社説2 スリランカの人道問題憂う(5/12)

 インド洋に浮かぶ島国、スリランカで深刻な人権侵害が続いている。反政府武装勢力に対し政府軍が包囲網を狭める中で、戦闘地域に取り残された民間人の被害が急増しているのだ。日本を含め国際社会は事態打開の努力を強めるべきである。

 宗教・民族対立が根底にある反政府勢力タミル・イーラム解放のトラ(LTTE)と政府軍の内戦は、25年以上に及ぶ。これまでに7万人以上の死者が出ている。

 2002年には停戦協定も発効したが、05年に強硬派のラジャバクサ大統領が就任してから再び対立が強まった。政府軍は08年7月にLTTEの東部の拠点を制圧するなど攻勢を強め、内戦は最終局面を迎えたとの見方が強まっている。

 追いつめられたLTTEは防衛のため数万人の民間人を「人間の盾」にしているという。これに対し政府軍は、民間人がとじ込められた地域では重火器を使用しないと表明するなど配慮の構えを表向きは示してきたが、実際は激しい攻撃を繰り返しているようだ。

 政府軍はジャーナリストが戦闘地域を取材するのを認めていないため実態は不明な部分が多いが、国連によると今年1月後半からの戦闘の結果、民間人6000人以上が死亡し1万3000人以上が負傷した。

 政府軍もLTTEも「人命に対し残酷なまでに無関心で国際人道法に違反している」と、ヒューマン・ライツ・ウォッチなど国際的な人権団体は指摘している。

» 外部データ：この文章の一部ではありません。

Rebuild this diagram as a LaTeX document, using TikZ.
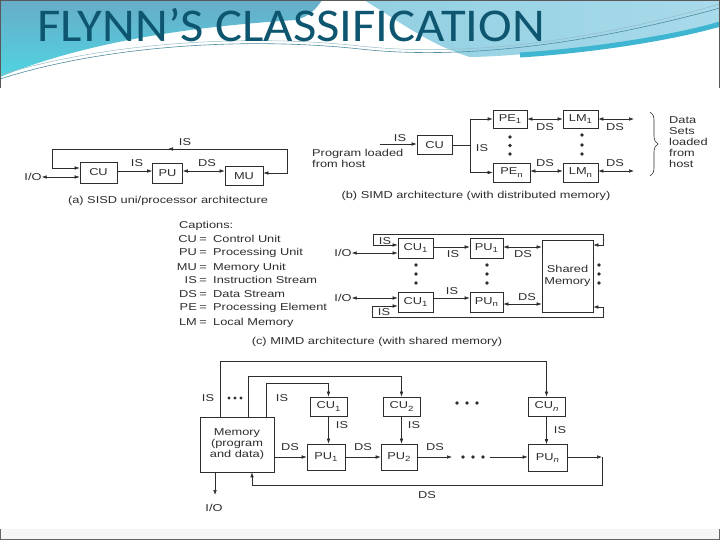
\documentclass[tikz,border=0pt]{standalone}
\usepackage{fontspec}
\setmainfont{Liberation Sans}
\newfontfamily\titlefont[FakeStretch=1.08]{Carlito}
\newfontfamily\diag[FakeStretch=1.28]{Liberation Sans}
\usetikzlibrary{arrows.meta,decorations.pathreplacing}
\definecolor{ink}{RGB}{45,45,45}
\definecolor{titleblue}{RGB}{14,86,112}
\definecolor{hdtop}{RGB}{104,172,200}
\definecolor{hdcyan}{RGB}{80,212,224}
\definecolor{hdlbA}{RGB}{146,208,226}
\definecolor{hdlbB}{RGB}{168,218,234}
\definecolor{hdband}{RGB}{62,182,210}
\definecolor{hdline}{RGB}{80,140,160}
\newcommand\subx[1]{\raisebox{-0.45ex}{\fontsize{7.5}{8}\selectfont #1}}
\tikzset{
  box/.style={draw=ink, line width=0.65pt, inner sep=0pt, text=ink, align=center},
  lbl/.style={text=ink, inner sep=0pt},
  ln/.style={draw=ink, line width=0.6pt},
  arr/.style={draw=ink, line width=0.6pt, -{Latex[length=5pt,width=3.6pt]}},
  darr/.style={draw=ink, line width=0.6pt, {Latex[length=5pt,width=3.6pt]}-{Latex[length=5pt,width=3.6pt]}}
}
\begin{document}
\begin{tikzpicture}[x=1pt,y=-1pt,font=\diag\fontsize{10}{11}\selectfont]
\useasboundingbox (0,0) rectangle (720,540);
\fill[white] (0,0) rectangle (720,540);
% ---------- header ----------
\shade[top color=hdtop, bottom color=hdcyan] (0,0) -- (322,0) .. controls (316,9) and (310,16) .. (296,20) .. controls (200,26) and (90,40) .. (0,77) -- cycle;
\shade[left color=hdlbA, right color=hdlbB] (364,0) -- (720,0) -- (720,27) .. controls (640,40) and (540,56) .. (470,57) .. controls (430,45) and (400,22) .. (364,0) -- cycle;
\draw[hdband, line width=5pt] (520,55) .. controls (600,50) and (680,36) .. (720,24);
\draw[hdline, line width=0.6pt] (0,79) .. controls (100,47) and (240,36) .. (360,49) .. controls (440,58) and (560,52) .. (720,8);
\draw[hdline!60, line width=0.5pt] (0,75) .. controls (100,44) and (240,33) .. (360,46) .. controls (440,55) and (560,50) .. (720,4);
\draw[gray!70!black, line width=0.8pt] (0.4,88) -- (0.4,0.4) -- (719.6,0.4) -- (719.6,88);
\node[anchor=base west, inner sep=0pt, text=titleblue, font=\titlefont\fontsize{47}{50}\selectfont] (title) at (37,42) {FLYNN’S CLASSIFICATION};
% bottom band
\fill[gray!7] (0,529) rectangle (720,539.4);
\draw[gray!80!black, line width=0.8pt] (0.4,529) -- (0.4,539.4) -- (719.6,539.4) -- (719.6,529);

% ---------- (a) SISD ----------
\node[box,minimum width=37pt,minimum height=21pt] (acu) at (98.5,172.5) {CU};
\node[box,minimum width=30pt,minimum height=20pt] (apu) at (167.5,173) {PU};
\node[box,minimum width=38pt,minimum height=19pt] (amu) at (244,176) {MU};
\node[lbl] (aio) at (33,177) {I/O};
\draw[darr] (aio.east) -- (acu.west|-aio.east);
\draw[arr] (acu.east|-0,171) -- (apu.west|-0,171);
\draw[darr] (apu.east|-0,171) -- (amu.west|-0,171);
\draw[darr] (acu.west|-0,168) -- (52,168) -- (52,149) -- (287,149) -- (287,173) -- (amu.east|-0,173);
\draw[arr] (182,149) -- (168,149);
\node[lbl] (ais1) at (185,142) {IS};
\node[lbl] (ais2) at (137,163) {IS};
\node[lbl] (ads1) at (207,163) {DS};
\node[lbl] (acap) at (168,201) {(a) SISD uni/processor architecture};

% ---------- (b) SIMD ----------
\node[box,minimum width=35pt,minimum height=19pt] (bcu) at (434.5,145) {CU};
\node[box,minimum width=34pt,minimum height=18pt] (bpe1) at (510,119) {PE\subx{1}};
\node[box,minimum width=37pt,minimum height=19pt] (bpen) at (511.5,172.5) {PE\subx{n}};
\node[box,minimum width=35pt,minimum height=18pt] (blm1) at (580.5,119) {LM\subx{1}};
\node[box,minimum width=35pt,minimum height=19pt] (blmn) at (580.5,172.5) {LM\subx{n}};
\coordinate (bin) at (380,144);
\draw[arr] (bin) -- (bcu.west|-bin);
\node[lbl] (bis1) at (400,138) {IS};
\node[lbl,align=left,anchor=west] (bprog) at (312,158) {Program loaded\\from host};
\coordinate (bsplit) at (470,145);
\draw[ln] (bcu.east) -- (bsplit);
\draw[arr] (bsplit) |- (bpe1.west);
\draw[arr] (bsplit) |- (bpen.west);
\node[lbl] (bis2) at (482,148) {IS};
\foreach \yy in {137,145.5,154} {\fill[ink] (510,\yy) circle (1.8);}
\foreach \yy in {135,145,154} {\fill[ink] (582,\yy) circle (1.8);}
\draw[darr] (bpe1.east) -- (blm1.west);
\draw[darr] (bpen.east|-0,171) -- (blmn.west|-0,171);
\coordinate (bo1) at (634,119);
\coordinate (bon) at (634,171);
\draw[darr] (blm1.east) -- (bo1);
\draw[darr] (blmn.east|-bon) -- (bon);
\node[lbl] (bds1) at (545,127) {DS};
\node[lbl] (bds2) at (545,163) {DS};
\node[lbl] (bds3) at (615,127) {DS};
\node[lbl] (bds4) at (615,163) {DS};
\draw[ink, line width=0.6pt, decorate, decoration={brace,amplitude=8pt}] (650,112) -- (650,176);
\node[lbl,align=left,anchor=west] (bdata) at (669,142) {Data\\Sets\\loaded\\from\\host};
\node[lbl] (bcap) at (476,196) {(b) SIMD architecture (with distributed memory)};

% ---------- captions ----------
\node[lbl,anchor=base west] (capt) at (179,228.6) {Captions:};
\foreach \ab/\de/\yy [count=\i] in {CU/Control Unit/239, PU/Processing Unit/252, MU/Memory Unit/267, IS/Instruction Stream/280, DS/Data Stream/294, PE/Processing Element/307, LM/Local Memory/322} {
  \node[lbl,anchor=base east] (cab\i) at (197,\yy+3.6) {\ab};
  \node[lbl,anchor=base] (ceq\i) at (203,\yy+3.6) {=};
  \node[lbl,anchor=base west] (cde\i) at (213,\yy+3.6) {\de};
}

% ---------- (c) MIMD shared memory ----------
\node[box,minimum width=35pt,minimum height=20pt] (ccu1) at (415.5,248) {CU\subx{1}};
\node[box,minimum width=33pt,minimum height=20pt] (cpu1) at (486.5,248) {PU\subx{1}};
\node[box,minimum width=51pt,minimum height=72pt] (csm) at (567.5,276) {Shared\\[1pt]Memory};
\node[box,minimum width=35pt,minimum height=20pt] (ccu2) at (415.5,302) {CU\subx{1}};
\node[box,minimum width=33pt,minimum height=20pt] (cpun) at (486.5,302) {PU\subx{n}};
\node[lbl] (cio1) at (343,253) {I/O};
\node[lbl] (cio2) at (343,298) {I/O};
\draw[darr] (cio1.east) -- (ccu1.west|-cio1.east);
\draw[darr] (cio2.east) -- (ccu2.west|-cio2.east);
\draw[darr] (ccu1.west|-0,245) -- (373,245) -- (373,234) -- (603,234) -- (603,245) -- (csm.east|-0,245);
\draw[arr] (ccu1.east|-0,247) -- (cpu1.west|-0,247);
\draw[darr] (cpu1.east|-0,247) -- (csm.west|-0,247);
\draw[arr] (ccu2.east|-0,298) -- (cpun.west|-0,298);
\draw[darr] (cpun.east|-0,304) -- (csm.west|-0,304);
\draw[darr] (ccu2.west|-0,306) -- (372,306) -- (372,317) -- (603,317) -- (603,307) -- (csm.east|-0,307);
\node[lbl] (cis1) at (385,241) {IS};
\node[lbl] (cis2) at (453,254) {IS};
\node[lbl] (cds1) at (523,254) {DS};
\node[lbl] (cis3) at (452,291) {IS};
\node[lbl] (cds2) at (527,297) {DS};
\node[lbl] (cis4) at (384,312) {IS};
\foreach \yy in {265,274,283} {\fill[ink] (416,\yy) circle (1.8); \fill[ink] (487,\yy) circle (1.8); \fill[ink] (599,\yy) circle (1.8);}
\node[lbl] (ccap) at (377,342) {(c) MIMD architecture (with shared memory)};

% ---------- (d) MIMD distributed ----------
\node[box,minimum width=74pt,minimum height=55pt] (dmem) at (237,444.5) {Memory\\(program\\and data)};
\node[box,minimum width=37pt,minimum height=19pt] (dcu1) at (328.5,406.5) {CU\subx{1}};
\node[box,minimum width=37pt,minimum height=19pt] (dcu2) at (401.5,406.5) {CU\subx{2}};
\node[box,minimum width=37pt,minimum height=19pt] (dcun) at (546.5,406.5) {CU\subx{\itshape n}};
\node[box,minimum width=38pt,minimum height=26pt] (dpu1) at (326,457) {PU\subx{1}};
\node[box,minimum width=36pt,minimum height=26pt] (dpu2) at (399,457) {PU\subx{2}};
\node[box,minimum width=39pt,minimum height=27pt] (dpun) at (547.5,458) {PU\subx{\itshape n}};
\draw[arr] (dmem.north-|220,0) -- (220,361) -| (dcun.north);
\draw[arr] (dmem.north-|248,0) -- (248,376) -| (dcu2.north);
\draw[arr] (dmem.north-|266,0) -- (266,383) -| (dcu1.north);
\node[lbl] (dis1) at (208,398) {IS};
\node[lbl] (dis2) at (282,398) {IS};
\foreach \xx in {229,235,241} {\fill[ink] (\xx,398) circle (1.6);}
\draw[arr] (dcu1.south) -- (dcu1.south|-dpu1.north);
\draw[arr] (dcu2.south) -- (dcu2.south|-dpu2.north);
\draw[arr] (dcun.south) -- (dcun.south|-dpun.north);
\node[lbl] (dis3) at (342,425) {IS};
\node[lbl] (dis4) at (414,425) {IS};
\node[lbl] (dis5) at (560,430) {IS};
\draw[arr] (dmem.east|-0,457) -- (dpu1.west|-0,457);
\draw[arr] (dpu1.east|-0,457) -- (dpu2.west|-0,457);
\coordinate (dd1) at (452,457);
\coordinate (dd2) at (490,457);
\draw[arr] (dpu2.east|-dd1) -- (dd1);
\draw[arr] (dd2) -- (dpun.west|-dd2);
\foreach \xx in {463,473,483} {\fill[ink] (\xx,457) circle (1.8);}
\foreach \xx in {457,467,477} {\fill[ink] (\xx,403) circle (1.8);}
\coordinate (dr) at (602,457);
\draw[arr] (dpun.east|-dr) -- (dr);
\draw[arr] (dr) -- (602,485) -- (252,485) -- (dmem.south-|252,0);
\node[lbl] (dds1) at (290,447) {DS};
\node[lbl] (dds2) at (363,447) {DS};
\node[lbl] (dds3) at (435,447) {DS};
\node[lbl] (dds4) at (427,495) {DS};
\node[lbl] (dio) at (214,508) {I/O};
\coordinate (dioa) at (215,495);
\draw[arr] (dmem.south-|dioa) -- (dioa);
\end{tikzpicture}
\end{document}
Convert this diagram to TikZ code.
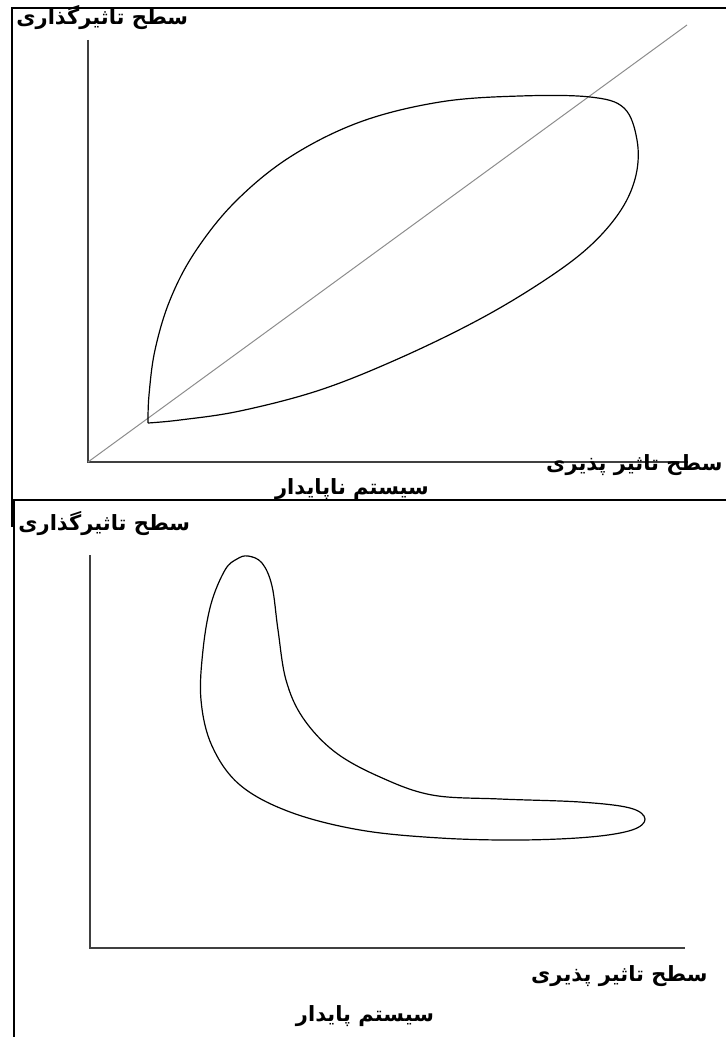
\documentclass[tikz,border=0pt]{standalone}
\usepackage{fontspec}
\newfontfamily\farsi[Script=Arabic]{DejaVu Sans}
\TeXXeTstate=1
\tikzset{
  frameline/.style={draw=black, line width=1.2pt},
  axis/.style={draw=black!75, line width=0.6pt},
  diag/.style={draw=black!45, line width=0.5pt},
  loop/.style={draw=black, line width=0.6pt},
  label/.style={font=\farsi\bfseries\fontsize{10.5}{12}\selectfont, inner sep=0pt},
}
\begin{document}
\begin{tikzpicture}[x=0.5pt, y=-0.5pt]
  \useasboundingbox (0,0) rectangle (725,1037);
  % upper panel
  \draw[frameline] (12,527) -- (12,8) -- (730,8);
  \coordinate (o1) at (88,462);
  \coordinate (ytop1) at (88,40);
  \coordinate (xend1) at (688,462);
  \coordinate (dend) at (687,25);
  \draw[axis] (ytop1) -- (o1) -- (xend1);
  \draw[diag] (o1) -- (dend);
  \draw[loop] plot[smooth, tension=0.6] coordinates {(148,423) (149,395) (155,350) (170,300) (195,252) (235,202) (290,157) (360,122) (440,102) (520,96) (590,97) (624,108) (637,140) (636,175) (621,210) (590,246) (545,280) (480,319) (400,358) (320,390) (240,411) (180,420) (148,423)};
  \node[label, anchor=west] (ylab1) at (16,18) {\beginR سطح تاثیرگذاری\endR};
  \node[label, anchor=east] (xlab1) at (723,465) {\beginR سطح تاثیر پذیری\endR};
  \node[label] (cap1) at (352,489) {\beginR سیستم ناپایدار\endR};
  % lower panel
  \draw[frameline] (14,1040) -- (14,500) -- (730,500);
  \coordinate (o2) at (90,948);
  \coordinate (ytop2) at (90,555);
  \coordinate (xend2) at (685,948);
  \draw[axis] (ytop2) -- (o2) -- (xend2);
  \draw[loop] plot[smooth cycle, tension=0.6] coordinates {(248,556) (262,563) (272,586) (278,630) (286,680) (303,718) (335,752) (380,777) (432,795) (500,799) (580,802) (630,808) (645,819) (632,830) (590,837) (520,840) (440,838) (360,830) (290,812) (240,785) (212,746) (201,700) (203,650) (211,604) (225,570) (237,559)};
  \node[label, anchor=west] (ylab2) at (18,524) {\beginR سطح تاثیرگذاری\endR};
  \node[label, anchor=east] (xlab2) at (708,976) {\beginR سطح تاثیر پذیری\endR};
  \node[label] (cap2) at (365,1016) {\beginR سیستم پایدار\endR};
\end{tikzpicture}
\end{document}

 こうした状況を受け、スリランカ問題を担当する明石康・日本政府代表は最近、現地を訪れ、民間人の安全を最優先するようラジャバクサ大統領に求めた。同国への最大の援助国として、日本が人道問題への強い関心を示すのは当然である。

 日本は現在、国連安全保障理事会のメンバーでもある。国際的な枠組みを通じて事態の打開を目指す努力も強めるべきだろう。

 まず必要なのは現地の情勢の正確な把握である。国際社会として何をすべきなのかを決めるためにも現状を早急に把握しなくてはならない。それにはスリランカ政府が認めていないメディアや人権団体の戦闘地域立ち入りの実現も欠かせない。